Capability Maturity Model for Agricultural Supply Chain Management Software

Introduction

Successfully managing the agricultural supply chains is essential to the development of the rural economy. In this chapter, we propose a maturity model for supply chain management processes of farm management software. Improving the performance and effectiveness of existing supply chain management processes is paramount to the development of rural agriculture. Thus, a maturity model can aid in figuring out the current level of the supply chain digitization and contribute to enhancing the processes to the next level.

Agriculture is the science and art of cultivating plants and keeping animals by people for food and raw materials. Agriculture covers various sectors such as crop cultivation, animal husbandry, dairying, fisheries, agroforestry, organic farming, vertical farming, and other associated activities (FAO, 2017). Agriculture is one of the most critical areas of human activity worldwide (Lokuge et al. 2016a). As the growing global population is expected to surpass the 9 billion mark by 2050, the demand has heightened for increased production of nutritious food to meet the ever-increasing demand and ensure food security. Thus, placing pressure on already-fragile resources (FAO, 2017; World Bank, 2017; Kaloxylos et al, 2012).

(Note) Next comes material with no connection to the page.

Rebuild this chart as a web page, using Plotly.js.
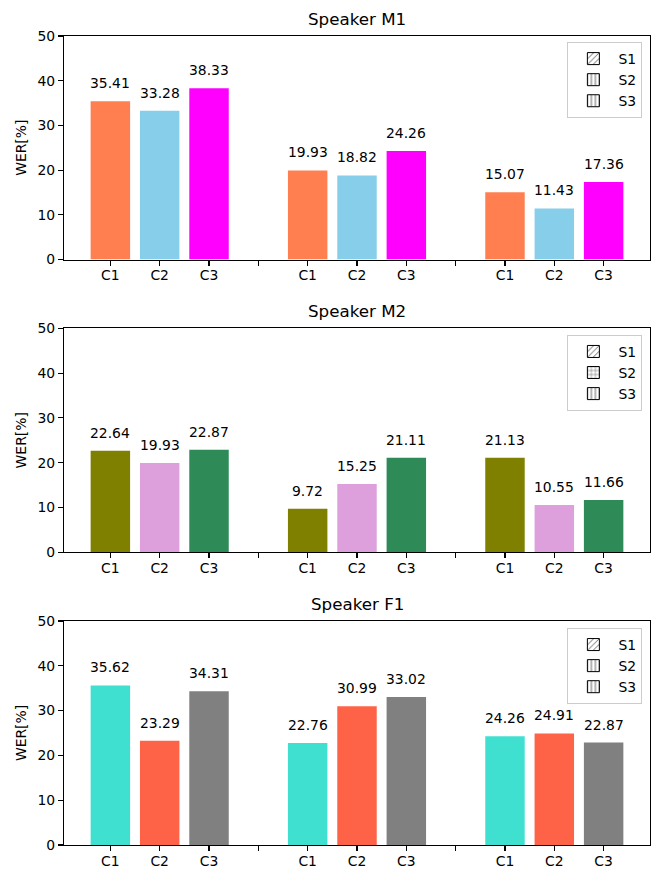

Especially in developing countries, agriculture plays a vital role in the economy (Sedera and Lokuge 2017). It accounts for most of the rural employment, directly or indirectly. Improvements in agriculture productivity results in farmers’ income rise, food prices fall, freed labor for additional employment, rural economic growth and sustainable management of natural resources (FAO, 2017; Chhachhar & Hassan, 2013; Duncombe, 2018; World Bank, 2017). In the current competitive business environment, a farm can survive financially and be sustainable only when it is well managed (Husemann & Novkovic, 2014). Farmers and related stakeholders face a significant challenge in effectively managing information generated both internally and externally to improve the efficiency of operations, reduce environmental impact and comply with various quality standards (Sørensen et al, 2010b).

The widespread and increasing use of computers and the dramatic increase in the uptake of the Internet have improved and eased the process of handling information generated in a farm environment (Lokuge and Sedera 2014a; Lokuge and Sedera 2014b; Sørensen et al, 2010a). The study conducted by Carrer et al (2010) among citrus farms in Brazil has found that the most efficient farms in the sample are already ahead in the process of adoption of Information Systems (IS) for production planning and control.

Farmers can use IS to match cropping practices to climatic trends, use resources sustainably, cope with productivity threats, apply latest farming techniques, increase production through optimizing input use, make more timely decisions, labour savings, improve market access, manage finances, and comply with regulations (Dufty & Jackson, 2018; World Bank, 2017; Esfahani & Asadiye, 2009; FAO, 2016). Thus, attempting to enhance the farm processes through sophisticated information and communication developments (Barmpounakis et al, 2015; Eitzinger et al, 2019). Many consider IS as the new revolution that will modernize farming and guarantee food security. In developed economies, innovations such as the Internet of Things, Cloud Computing and Big Data has already revolutionized farming (FAO, 2017; FAO, 2018; Lokuge and Sedera 2014c; Lokuge and Sedera 2016; World Bank, 2017).

Farm Management Information Systems (FMIS) are a specialized category of Management Information Systems (MIS) solutions. FMIS is defined as a planned system for collecting, processing, storing, and disseminating data in the form needed to carry out a farm’s operations and functions (Fountas et al, 2015). An FMIS is essentially a Management Information System (MIS) for the agriculture sector (Tummers et al, 2019). These FMISs have evolved from simple record keeping software into complex systems that can manipulate large amounts of data and provide decision support capabilities (Paraforos et al, 2016).

The management of agricultural production is both qualitatively and quantitatively confronted with deciding under uncertainty, changing market demands, prices instability, climate change, lack of knowledge management, and capital availability (Borodin et al, 2016; Mittenzwei et al, 2017).